Les activistes s’inquiètent à l’idée que l’adoption internationale des enfants népalais, un commerce lucratif -les clients, originaires d’Europe ou des Etats-Unis, sont prêts à payer pas moins de 25 000 dollars par enfant- n’augmente le risque d’enlèvement, de traite et de vente illégale d’enfants par les foyers pour enfants.

« J’ai dépensé près de 30 000 dollars pour payer l’agent dans mon pays, le foyer pour enfants local, les avocats et le traitement des documents », a indiqué un parent espagnol, qui n’a pas souhaité être nommé.

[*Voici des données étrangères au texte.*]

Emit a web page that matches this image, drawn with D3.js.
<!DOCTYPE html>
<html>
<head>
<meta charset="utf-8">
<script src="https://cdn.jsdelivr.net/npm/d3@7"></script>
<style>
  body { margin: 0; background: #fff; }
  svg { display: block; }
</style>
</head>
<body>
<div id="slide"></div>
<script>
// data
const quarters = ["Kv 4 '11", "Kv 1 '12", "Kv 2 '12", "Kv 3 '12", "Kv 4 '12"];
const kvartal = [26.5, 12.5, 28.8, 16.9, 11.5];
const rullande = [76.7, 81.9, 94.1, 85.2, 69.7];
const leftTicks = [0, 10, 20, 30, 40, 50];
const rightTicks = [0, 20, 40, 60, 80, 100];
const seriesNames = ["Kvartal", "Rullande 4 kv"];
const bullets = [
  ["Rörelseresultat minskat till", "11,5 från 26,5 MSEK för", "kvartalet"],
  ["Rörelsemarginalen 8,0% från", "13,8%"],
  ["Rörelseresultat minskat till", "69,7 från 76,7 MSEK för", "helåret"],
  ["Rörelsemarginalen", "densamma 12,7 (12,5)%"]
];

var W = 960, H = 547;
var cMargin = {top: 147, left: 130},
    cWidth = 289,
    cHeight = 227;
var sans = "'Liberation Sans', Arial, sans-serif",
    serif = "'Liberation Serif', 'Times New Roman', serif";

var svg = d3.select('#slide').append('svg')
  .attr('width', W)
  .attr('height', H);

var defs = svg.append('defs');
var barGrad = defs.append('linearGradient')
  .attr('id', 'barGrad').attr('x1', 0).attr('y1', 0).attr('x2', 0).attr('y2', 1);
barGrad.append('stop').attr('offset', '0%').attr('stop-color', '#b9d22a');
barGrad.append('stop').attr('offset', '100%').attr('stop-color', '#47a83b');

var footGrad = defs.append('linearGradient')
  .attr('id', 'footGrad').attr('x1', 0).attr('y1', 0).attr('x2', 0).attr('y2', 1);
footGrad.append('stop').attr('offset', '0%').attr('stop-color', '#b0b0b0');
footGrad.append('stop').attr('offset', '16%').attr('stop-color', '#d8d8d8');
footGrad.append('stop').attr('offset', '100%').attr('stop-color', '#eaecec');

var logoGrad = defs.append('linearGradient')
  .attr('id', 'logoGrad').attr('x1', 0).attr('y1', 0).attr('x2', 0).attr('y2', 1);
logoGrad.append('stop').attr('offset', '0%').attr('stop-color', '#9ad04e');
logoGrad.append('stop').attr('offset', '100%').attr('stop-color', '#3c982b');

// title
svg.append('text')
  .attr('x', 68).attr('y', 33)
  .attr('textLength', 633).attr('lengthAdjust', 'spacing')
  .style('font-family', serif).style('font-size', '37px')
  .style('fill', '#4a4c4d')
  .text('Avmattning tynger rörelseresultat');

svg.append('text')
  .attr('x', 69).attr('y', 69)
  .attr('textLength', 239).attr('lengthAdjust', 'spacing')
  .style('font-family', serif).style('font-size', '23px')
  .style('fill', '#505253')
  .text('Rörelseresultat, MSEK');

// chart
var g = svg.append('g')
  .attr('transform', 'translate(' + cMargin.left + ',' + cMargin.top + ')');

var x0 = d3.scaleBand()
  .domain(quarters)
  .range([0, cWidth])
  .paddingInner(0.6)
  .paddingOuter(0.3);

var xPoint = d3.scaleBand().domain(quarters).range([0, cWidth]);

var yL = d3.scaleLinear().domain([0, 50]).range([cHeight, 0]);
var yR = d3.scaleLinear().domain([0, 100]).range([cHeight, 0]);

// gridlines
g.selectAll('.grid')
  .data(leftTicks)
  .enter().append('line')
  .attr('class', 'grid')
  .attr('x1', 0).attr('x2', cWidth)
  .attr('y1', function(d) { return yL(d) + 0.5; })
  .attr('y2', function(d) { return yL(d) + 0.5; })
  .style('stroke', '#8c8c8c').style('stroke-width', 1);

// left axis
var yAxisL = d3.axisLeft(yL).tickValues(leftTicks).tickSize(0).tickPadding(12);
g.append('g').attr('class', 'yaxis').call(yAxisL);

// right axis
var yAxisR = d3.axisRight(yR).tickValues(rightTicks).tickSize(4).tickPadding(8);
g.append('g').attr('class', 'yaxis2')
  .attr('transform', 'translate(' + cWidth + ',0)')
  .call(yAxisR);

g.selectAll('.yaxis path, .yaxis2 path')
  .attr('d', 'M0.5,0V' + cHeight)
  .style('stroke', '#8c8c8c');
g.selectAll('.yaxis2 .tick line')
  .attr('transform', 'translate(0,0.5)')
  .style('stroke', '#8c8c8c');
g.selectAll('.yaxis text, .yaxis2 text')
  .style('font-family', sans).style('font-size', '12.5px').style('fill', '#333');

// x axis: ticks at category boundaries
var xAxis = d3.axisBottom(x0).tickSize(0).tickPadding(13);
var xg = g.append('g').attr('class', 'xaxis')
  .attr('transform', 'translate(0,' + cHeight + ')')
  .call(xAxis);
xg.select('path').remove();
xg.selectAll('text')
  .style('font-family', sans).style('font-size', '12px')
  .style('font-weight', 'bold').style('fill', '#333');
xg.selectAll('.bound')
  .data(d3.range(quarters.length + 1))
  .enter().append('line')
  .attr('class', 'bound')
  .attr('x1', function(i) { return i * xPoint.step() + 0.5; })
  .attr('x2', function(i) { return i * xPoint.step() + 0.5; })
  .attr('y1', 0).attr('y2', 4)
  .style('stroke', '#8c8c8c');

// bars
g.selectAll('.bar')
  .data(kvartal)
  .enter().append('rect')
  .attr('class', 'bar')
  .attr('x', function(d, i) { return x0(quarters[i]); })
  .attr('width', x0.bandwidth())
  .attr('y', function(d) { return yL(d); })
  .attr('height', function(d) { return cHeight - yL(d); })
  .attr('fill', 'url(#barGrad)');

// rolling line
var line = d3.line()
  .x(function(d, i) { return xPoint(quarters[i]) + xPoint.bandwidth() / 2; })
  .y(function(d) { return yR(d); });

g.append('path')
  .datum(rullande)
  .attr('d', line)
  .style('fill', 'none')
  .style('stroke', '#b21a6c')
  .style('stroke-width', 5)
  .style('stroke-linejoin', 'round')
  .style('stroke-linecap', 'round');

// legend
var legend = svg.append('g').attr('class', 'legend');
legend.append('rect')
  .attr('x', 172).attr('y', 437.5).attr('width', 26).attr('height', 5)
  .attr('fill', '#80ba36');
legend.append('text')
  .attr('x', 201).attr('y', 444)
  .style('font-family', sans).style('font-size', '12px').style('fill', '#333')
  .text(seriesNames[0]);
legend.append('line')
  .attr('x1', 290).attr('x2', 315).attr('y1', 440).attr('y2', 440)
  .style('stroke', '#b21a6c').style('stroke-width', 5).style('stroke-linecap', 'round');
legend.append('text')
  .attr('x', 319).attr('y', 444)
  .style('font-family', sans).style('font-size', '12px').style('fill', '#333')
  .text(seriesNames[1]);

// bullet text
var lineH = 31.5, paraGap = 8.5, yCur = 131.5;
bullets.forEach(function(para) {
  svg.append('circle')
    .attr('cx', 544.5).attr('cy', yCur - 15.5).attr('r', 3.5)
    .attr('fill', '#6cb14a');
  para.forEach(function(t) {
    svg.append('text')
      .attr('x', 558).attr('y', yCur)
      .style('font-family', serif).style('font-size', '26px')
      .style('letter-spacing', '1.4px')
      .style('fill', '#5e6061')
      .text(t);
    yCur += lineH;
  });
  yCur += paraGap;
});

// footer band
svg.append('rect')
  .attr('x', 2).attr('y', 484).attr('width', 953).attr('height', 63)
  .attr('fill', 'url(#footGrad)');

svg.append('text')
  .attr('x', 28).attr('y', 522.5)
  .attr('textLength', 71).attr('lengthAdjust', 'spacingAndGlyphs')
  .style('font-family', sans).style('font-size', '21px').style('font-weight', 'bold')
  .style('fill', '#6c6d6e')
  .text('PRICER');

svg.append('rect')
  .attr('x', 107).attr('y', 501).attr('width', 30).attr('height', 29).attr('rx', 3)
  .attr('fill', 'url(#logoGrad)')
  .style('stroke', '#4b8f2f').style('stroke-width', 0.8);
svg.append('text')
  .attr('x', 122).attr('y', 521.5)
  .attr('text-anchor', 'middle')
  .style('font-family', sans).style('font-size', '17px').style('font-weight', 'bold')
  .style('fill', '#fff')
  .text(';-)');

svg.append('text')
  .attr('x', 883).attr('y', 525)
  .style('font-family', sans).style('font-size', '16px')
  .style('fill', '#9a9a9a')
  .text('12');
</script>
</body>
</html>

« Ce qui nous inquiète, c’est que les enfants sont souvent faussement présentés comme des orphelins, et adoptés, moyennant finance, par des clients étrangers qui ne sont pas conscients des fautes professionnelles commises par les agents locaux », a déclaré Madhav Pradhan, directeur de CWIN.

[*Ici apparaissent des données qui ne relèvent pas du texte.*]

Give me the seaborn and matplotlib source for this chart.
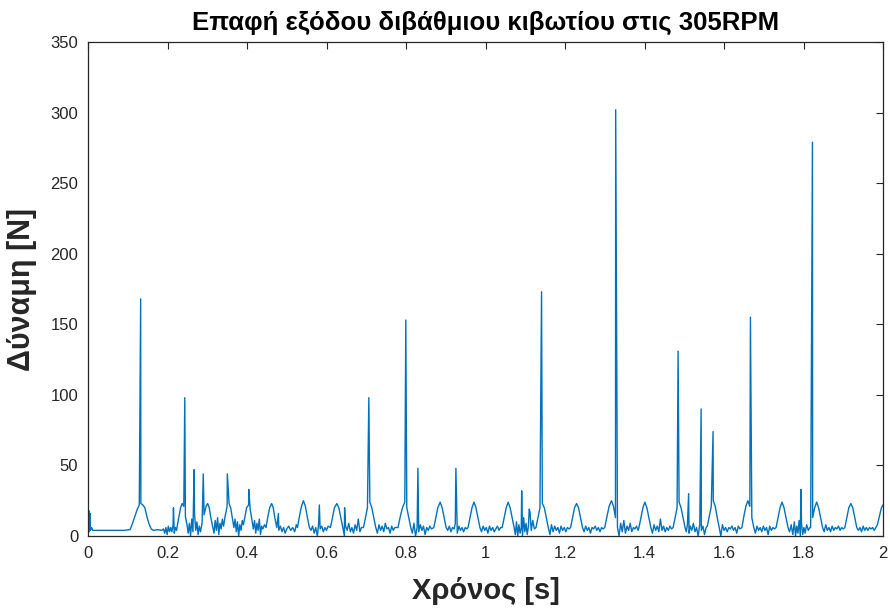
import numpy as np
import matplotlib
matplotlib.use("Agg")
import matplotlib.pyplot as plt
import seaborn as sns
from matplotlib import font_manager

# ---------------- data ----------------
title = "Επαφή εξόδου διβάθμιου κιβωτίου στις 305RPM"
xlabel = "Χρόνος [s]"
ylabel = "Δύναμη [N]"
xticks = [0, 0.2, 0.4, 0.6, 0.8, 1, 1.2, 1.4, 1.6, 1.8, 2]
xtick_labels = ["0", "0.2", "0.4", "0.6", "0.8", "1", "1.2", "1.4", "1.6", "1.8", "2"]
yticks = [0, 50, 100, 150, 200, 250, 300, 350]

# base signal (time [s], force [N]) – segment 0 ... 0.21 s
seg_a = [(0.000, 3), (0.002, 18), (0.003, 3), (0.005, 16), (0.006, 4), (0.009, 6),
         (0.012, 4), (0.030, 4), (0.060, 4), (0.090, 4), (0.106, 4.5),
         (0.112, 9), (0.118, 14), (0.124, 19), (0.129, 22), (0.133, 23), (0.138, 22),
         (0.143, 20), (0.148, 14), (0.153, 9), (0.159, 5),
         (0.165, 4), (0.175, 4.5), (0.185, 4), (0.190, 5), (0.193, 2), (0.196, 6),
         (0.199, 1), (0.202, 7), (0.205, 3), (0.208, 6)]

# segment 0.21 ... 0.5 s
seg_b = [(0.211, 3), (0.214, 8), (0.217, 2), (0.220, 6), (0.223, 4),
         (0.225, 8), (0.229, 14), (0.233, 20), (0.237, 23), (0.241, 21), (0.245, 14), (0.249, 8),
         (0.252, 2), (0.255, 9), (0.258, 0), (0.261, 12), (0.264, 3), (0.268, 16), (0.271, 4),
         (0.274, 10), (0.277, 1), (0.280, 7), (0.283, 3),
         (0.287, 9), (0.292, 15), (0.297, 21), (0.301, 23), (0.305, 20), (0.309, 13), (0.314, 6),
         (0.317, 2), (0.320, 11), (0.323, 4), (0.326, 13), (0.329, 1), (0.332, 9), (0.335, 5),
         (0.338, 12),
         (0.341, 7), (0.345, 14), (0.350, 21), (0.355, 23), (0.359, 20), (0.363, 13), (0.367, 6),
         (0.370, 12), (0.373, 3), (0.376, 10), (0.379, 0), (0.382, 8), (0.385, 4), (0.388, 11),
         (0.391, 8), (0.395, 14), (0.399, 20), (0.404, 22), (0.408, 19), (0.412, 12), (0.416, 5),
         (0.419, 11), (0.422, 2), (0.425, 9), (0.428, 4), (0.431, 12), (0.434, 1), (0.437, 7),
         (0.440, 5), (0.444, 8),
         (0.448, 6), (0.452, 13), (0.457, 20), (0.462, 23), (0.466, 20), (0.470, 13), (0.475, 6),
         (0.480, 4), (0.484, 7), (0.488, 3), (0.492, 6), (0.496, 2), (0.500, 5)]

# segment 0.5 ... 1.0 s
seg_c = [(0.505, 7), (0.510, 4), (0.515, 6), (0.520, 3), (0.524, 8),
         (0.527, 6), (0.532, 14), (0.537, 21), (0.542, 25), (0.547, 21), (0.552, 13), (0.557, 6),
         (0.561, 4), (0.565, 7), (0.569, 2), (0.573, 6), (0.577, 0), (0.580, 8), (0.584, 5),
         (0.588, 7), (0.592, 3), (0.596, 6), (0.600, 4), (0.604, 7),
         (0.610, 6), (0.615, 13), (0.620, 20), (0.626, 23), (0.631, 20), (0.636, 13), (0.641, 6),
         (0.645, 0), (0.648, 7), (0.652, 4), (0.656, 9), (0.660, 3), (0.664, 6), (0.668, 2),
         (0.672, 8), (0.676, 4), (0.680, 12), (0.684, 3), (0.688, 6),
         (0.693, 6), (0.698, 13), (0.703, 20), (0.709, 24), (0.714, 20), (0.719, 13), (0.724, 6),
         (0.728, 2), (0.732, 8), (0.736, 4), (0.740, 7), (0.744, 3), (0.748, 9), (0.752, 5),
         (0.756, 6), (0.760, 2), (0.764, 7), (0.768, 4), (0.772, 6),
         (0.780, 6), (0.785, 13), (0.791, 20), (0.797, 24), (0.802, 20), (0.807, 13), (0.812, 6),
         (0.816, 2), (0.820, 9), (0.824, 0), (0.828, 6), (0.832, 3), (0.836, 8), (0.840, 4),
         (0.844, 7), (0.848, 1), (0.852, 6), (0.856, 4), (0.860, 7), (0.864, 5),
         (0.870, 6), (0.875, 13), (0.880, 20), (0.886, 24), (0.891, 20), (0.896, 13), (0.901, 6),
         (0.905, 4), (0.909, 7), (0.913, 3), (0.917, 6), (0.921, 5), (0.924, 9), (0.929, 2),
         (0.933, 7), (0.937, 4), (0.941, 6), (0.945, 3), (0.949, 6), (0.953, 5),
         (0.956, 6), (0.961, 13), (0.966, 20), (0.971, 24), (0.976, 20), (0.981, 13), (0.986, 6),
         (0.990, 3), (0.994, 7), (0.998, 4)]

# segment 1.0 ... 1.5 s
seg_d = [(1.002, 6), (1.006, 2), (1.010, 7), (1.014, 4), (1.018, 6), (1.022, 3), (1.026, 5),
         (1.030, 7), (1.034, 4), (1.038, 6),
         (1.042, 6), (1.047, 13), (1.052, 20), (1.057, 24), (1.062, 20), (1.067, 13), (1.072, 6),
         (1.075, 1), (1.078, 10), (1.081, 0), (1.084, 8), (1.087, 2), (1.090, 6), (1.093, 0),
         (1.096, 13), (1.099, 3), (1.102, 9), (1.105, 1), (1.108, 7), (1.112, 17), (1.115, 4),
         (1.119, 11), (1.123, 5),
         (1.127, 6), (1.132, 13), (1.137, 20), (1.143, 23), (1.148, 20), (1.153, 13), (1.158, 6),
         (1.162, 1), (1.166, 8), (1.170, 3), (1.174, 7), (1.178, 4), (1.182, 6), (1.186, 2),
         (1.190, 7), (1.194, 4), (1.198, 6), (1.202, 3), (1.206, 6), (1.210, 5),
         (1.214, 6), (1.219, 13), (1.224, 20), (1.229, 23), (1.234, 20), (1.239, 13), (1.244, 6),
         (1.248, 3), (1.252, 7), (1.256, 4), (1.260, 6), (1.264, 2), (1.268, 6), (1.272, 5),
         (1.276, 7), (1.280, 4), (1.284, 6), (1.288, 3), (1.292, 6), (1.296, 5),
         (1.300, 6), (1.305, 13), (1.311, 21), (1.317, 25), (1.322, 21), (1.327, 13), (1.332, 6),
         (1.336, 0), (1.340, 9), (1.344, 3), (1.348, 11), (1.352, 2), (1.356, 7), (1.360, 4),
         (1.364, 9), (1.368, 3), (1.372, 6), (1.376, 5), (1.380, 7), (1.384, 4),
         (1.386, 6), (1.391, 13), (1.396, 20), (1.401, 24), (1.406, 20), (1.411, 13), (1.416, 6),
         (1.420, 2), (1.424, 8), (1.428, 4), (1.432, 7), (1.436, 3), (1.440, 12), (1.444, 4),
         (1.448, 7), (1.452, 3), (1.456, 6), (1.460, 4), (1.464, 7), (1.468, 5),
         (1.472, 6), (1.477, 13), (1.482, 20), (1.487, 24), (1.492, 20), (1.497, 13), (1.502, 6)]

# segment 1.5 ... 2.0 s
seg_e = [(1.505, 3), (1.508, 8), (1.512, 2), (1.515, 7), (1.519, 4), (1.523, 9), (1.527, 3),
         (1.531, 6), (1.535, 0), (1.539, 8), (1.543, 4), (1.547, 7), (1.551, 1), (1.555, 6),
         (1.558, 7), (1.563, 14), (1.568, 21), (1.573, 25), (1.578, 21), (1.583, 13), (1.588, 6),
         (1.592, 0), (1.596, 8), (1.600, 4), (1.604, 6), (1.608, 3), (1.612, 6), (1.616, 5),
         (1.620, 7), (1.624, 4), (1.628, 6), (1.632, 2), (1.636, 7), (1.640, 5),
         (1.645, 6), (1.650, 14), (1.655, 21), (1.660, 25), (1.665, 21), (1.670, 13), (1.675, 6),
         (1.679, 2), (1.683, 7), (1.687, 4), (1.691, 6), (1.695, 3), (1.699, 7), (1.703, 4),
         (1.707, 6), (1.711, 1), (1.715, 7), (1.719, 4), (1.723, 6), (1.727, 5),
         (1.731, 6), (1.736, 13), (1.741, 20), (1.746, 24), (1.751, 20), (1.756, 13), (1.761, 6),
         (1.765, 3), (1.769, 8), (1.773, 1), (1.777, 10), (1.780, 0), (1.783, 7), (1.786, 2),
         (1.789, 11), (1.792, 0), (1.795, 9), (1.798, 1), (1.801, 6), (1.804, 2), (1.808, 8),
         (1.812, 4), (1.816, 6),
         (1.818, 6), (1.823, 13), (1.828, 20), (1.833, 24), (1.838, 20), (1.843, 13), (1.848, 6),
         (1.852, 3), (1.856, 8), (1.860, 4), (1.864, 6), (1.868, 3), (1.872, 7), (1.876, 4),
         (1.880, 6), (1.884, 5), (1.888, 7), (1.892, 4), (1.896, 6), (1.900, 5),
         (1.904, 6), (1.909, 13), (1.914, 20), (1.919, 23), (1.924, 20), (1.929, 13), (1.934, 6),
         (1.938, 4), (1.942, 6), (1.946, 3), (1.950, 7), (1.954, 4), (1.958, 6), (1.962, 4),
         (1.966, 6), (1.970, 5), (1.974, 6), (1.978, 4), (1.982, 6),
         (1.986, 8), (1.991, 14), (1.996, 20), (2.000, 22)]

# impact spikes (time [s], peak force [N])
spikes = [(0.1325, 168), (0.2150, 20), (0.2435, 98), (0.2670, 47), (0.2900, 44),
          (0.3505, 44), (0.4045, 33), (0.4790, 16), (0.5820, 22), (0.6455, 20),
          (0.7065, 98), (0.7995, 153), (0.8300, 48), (0.9255, 48), (1.0910, 32),
          (1.1100, 19), (1.1410, 173), (1.3275, 302), (1.4845, 131), (1.5110, 30),
          (1.5425, 90), (1.5725, 74), (1.6665, 155), (1.7935, 33), (1.8225, 279)]

# ---------------- assemble ----------------
pts = np.array(seg_a + seg_b + seg_c + seg_d + seg_e + spikes, dtype=float)
order = np.argsort(pts[:, 0], kind="stable")
t = pts[order, 0]
f = pts[order, 1]

# ---------------- style ----------------
sns.set_style("white")
names = {fe.name for fe in font_manager.fontManager.ttflist}
fam = "Liberation Sans Narrow" if "Liberation Sans Narrow" in names else "Liberation Sans"
plt.rcParams["font.family"] = [fam, "DejaVu Sans"]
txt_color = "#262626"

fig = plt.figure(figsize=(8.9, 6.12), dpi=100)
ax = fig.add_axes([88 / 890, 1 - 536 / 612, (883 - 88) / 890, (536 - 42) / 612])

sns.lineplot(x=t, y=f, ax=ax, color="#0072BD", linewidth=1.0,
             estimator=None, sort=False)

ax.set_xlim(0, 2)
ax.set_ylim(0, 350)
ax.set_xticks(xticks)
ax.set_xticklabels(xtick_labels)
ax.set_yticks(yticks)
ax.tick_params(direction="in", length=5, width=0.8, top=True, right=True,
               labelsize=12, colors=txt_color, pad=7)
ax.tick_params(axis="both", labelcolor=txt_color)
for s in ax.spines.values():
    s.set_visible(True)
    s.set_color(txt_color)
    s.set_linewidth(0.9)

ax.set_title(title, fontsize=18.5, fontweight="bold", color="#000000", pad=9)
ax.set_xlabel(xlabel, fontsize=21, fontweight="bold", color="#262626", labelpad=12)
ax.set_ylabel(ylabel, fontsize=22, fontweight="bold", color="#262626", labelpad=10)

fig.savefig("out.png", dpi=100)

Cette dernière année, l’organisation a sauvé plus de 15 enfants originaires de villages pauvres de l’ouest du Népal, qui avaient été envoyés dans des foyers par leurs parents convaincus qu’ils y recevraient une éducation.

Processus de réforme

Le gouvernement ne surveille pas suffisamment les centres qui travaillent dans le secteur de l’adoption internationale, et l’absence totale de suivi dans les régions rurales expose davantage d’enfants aux dangers de cette pratique, selon l’UNICEF et TDH.

« Le gouvernement reste engagé à remplir son obligation envers les enfants, et prendra, dès lors, les mesures appropriées, conformément aux accords internationaux », a affirmé Punya Prasad Neupane, haut responsable du gouvernement et secrétaire du ministère des Femmes, des enfants et de la protection sociale.

Le gouvernement a lancé l’élaboration d’un projet de loi sur l’adoption, qui pourrait introduire des réformes dans le domaine de l’adoption internationale, a-t-il expliqué.

Les activistes doutent toutefois que ces réformes concernent la mise en place d’un mécanisme de contrôle solide qui permettrait de surveiller l’industrie lucrative de l’adoption, a noté M. Pradhan de CWIN.